Chinese hackers back at work
U.S. corporations being hit again after yearslong hiatus
WASHINGTON — After a hiatus of a few years, Chinese state hackers are once again penetrating networks at U.S. corporations in a campaign to steal secrets and leapfrog ahead in a race for global technology supremacy, cyber researchers say.
Companies in fields such as biomedicine, robotics, cloud computing and artificial intelligence have all been hit by cyber intrusions originating in China, the researchers say.
“It’s definitely accelerating. The trend is up,” said Dmitri Alperovitch, cofounder and chief technology officer at Crowd-Strike, a threat intelligence firm based in Sunnyvale, Calif.
Chinese state hacking teams linked to the People’s Liberation Army and the Ministry of State Security are becoming visible on U.S. networks again, although they are using new methods to remain undetected, researchers said.

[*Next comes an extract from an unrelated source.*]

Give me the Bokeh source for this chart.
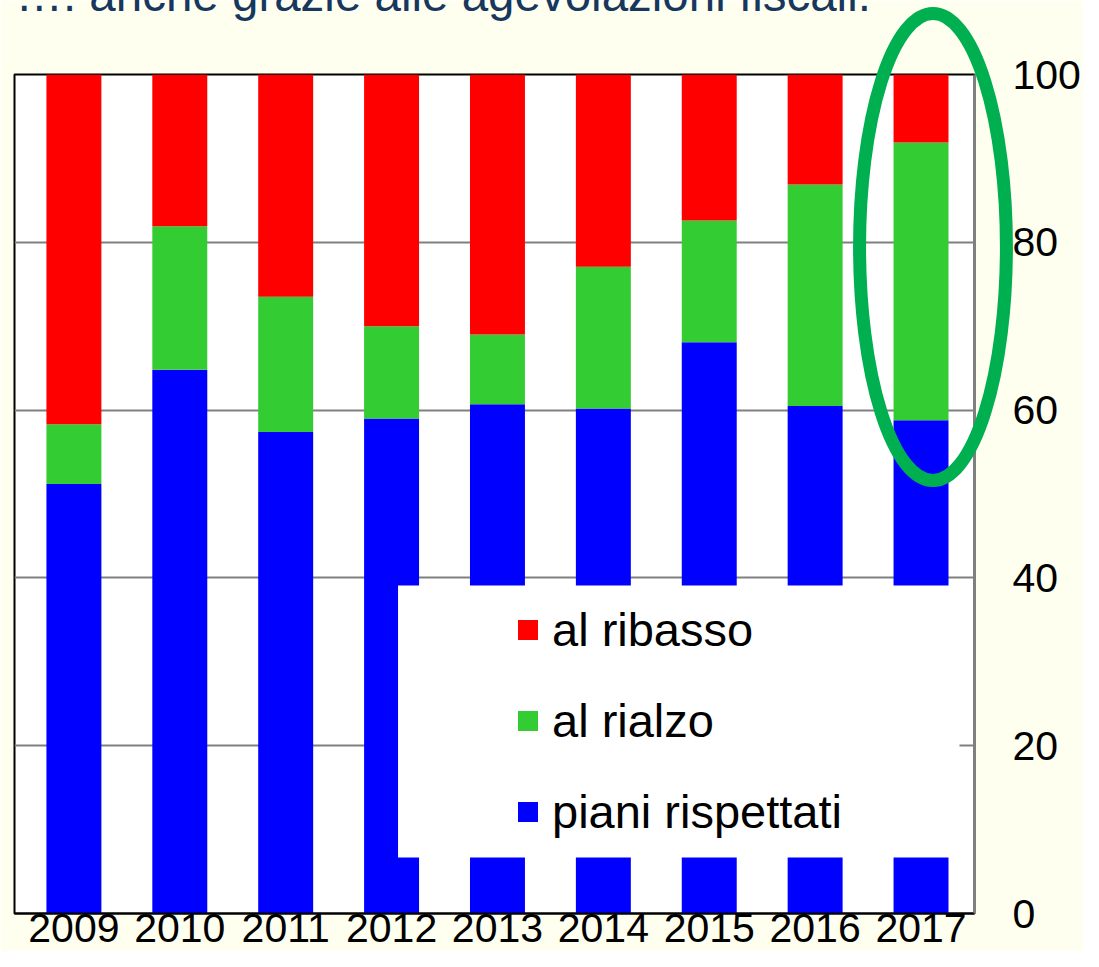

“In the last few months, we’ve definitely seen … a re-emergence of groups that had appeared to have gone dormant for a while,” said Cristiana Brafman Kittner, principal analyst at FireEye, a cybersecurity firm that has tracked Chinese hacking extensively.
The activity comes after a sharp drop in Chinese hacking that began in September 2015, when then-President Barack Obama and Chinese President Xi Jinping reached an agreement to end the hacking theft of commercial secrets. The agreement quelled U.S. anger over its charge that China is the “world’s most active and persistent perpetrator of economic espionage.”
U.S. prosecutors in 2014 indicted five PLA officers for economic espionage for hacking into firms including Westinghouse, U.S. Steel and Alcoa. The 56-page indictment said the five men worked for Unit 61398 of the PLA’s Third Department in Shanghai. The highly detailed complaint entered details that U.S. officials later said were meant to “name and shame” China for commercial hacking.
Why China’s hackers may be getting back into the game is not clear. Renewed trade tensions may be a reason. President Donald Trump has threatened to impose $50 billion of tariffs on Chinese-made products to cut the U.S. trade deficit of $375 billion with China.